Another garbage collector runs on these triangle caches, which also have an expiry lifetime - typically a couple of minutes. Again, there is active resource monitoring, as well - in this case the engine monitors system memory usage (each chunk can be 200MB to 500MB, so they can fill RAM fast), and will reap the oldest ones if it looks like we're close to exhausting physical system memory. The more RAM the player has, the more they can cache, and the faster regenerating terrain will be.
Cache level 3
Finally, the conglomerate chunk patch itself is cached; if a player returns to the same area that the same chunk patch would centre on it, within the lifetime of that, then we can simply call up the OpenGL buffer directly (assuming it hasn't expired). This third level of caching can avoid dispatch to each individual chunk generator altogether, and skip the mesh merging stage too - which can save a hundred or so milliseconds from each chunk generation again.
There is an additional level of complexity in the way the Armchair Engine handles models and rendering, because each model can have a "fallback". In fact, a fallback is just a reference ID for another model to be rendered in place of the first - selected if the buffer isn't available, for whatever reason, at the time of rendering. Perhaps it has taken too long to generate, or is still being loaded from disk or network resource, and we need a stand-in. Maybe the game logic thread has just increased the level of detail of a model, and the optimal path is to continue rendering the lower level of detail model in its place until the higher level of detail model buffer is available to render, and prioritise rendering the higher detail renderable whenever it's available, once the asynchronous loader thread has finished loading it. In this case, the fallback mechanism works optimally - but it's also much more powerful than that. Each fallback is actually a list, or queue, of models to fall back to - and each of those models can also have a queue of fallbacks of arbitrary size, and each of those so on in turn; allowing for very complex render priority hierarchies, if desired.
The render thread has a configurable limit to how many fallback steps it'll follow, before falling through, and just not rendering that object at all - so regardless of the complexity of this fallback graph, there's a firmly bounded maximum stall time.

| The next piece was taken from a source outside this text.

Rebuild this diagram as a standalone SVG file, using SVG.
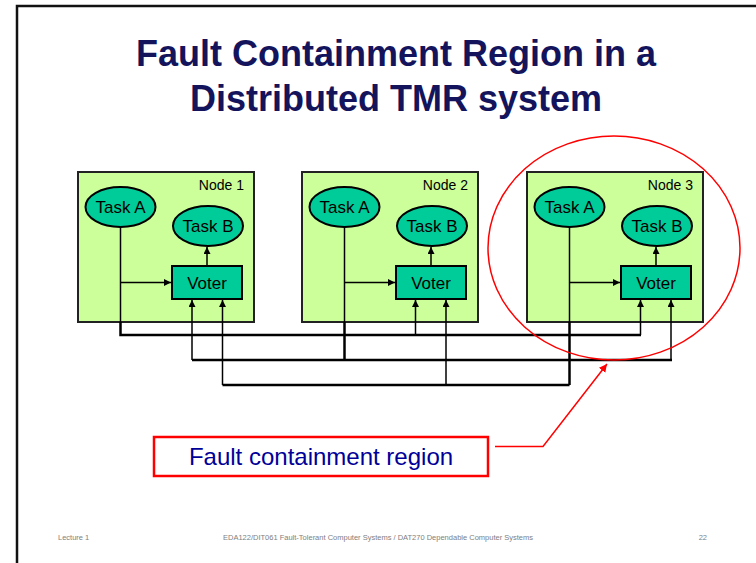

In summary, the main innovative features of the Armchair Engine to date are:
- The ability to summon up huge complex procedurally generated models at runtime without causing any framerate reduction, switch between them and fall back instantly and seamlessly without any blanks or loading gaps whatsoever.
- The ability to process complex game logic and physics without slowing down the render thread in any way.
- The ability to queue up massive numbers of dynamically moving objects to be smoothly interpolated between game logic ticks, without having to do that computation every frame, while still rendering smooth motion - including per-vertex animation - at any arbitrary framerate.
- The ability to smoothly interpolate between all properties, including shader uniforms and even vertex positions and colours, allowing fully dynamic models which are generated procedurally at runtime, but still don't take up any CPU time on the renderer thread.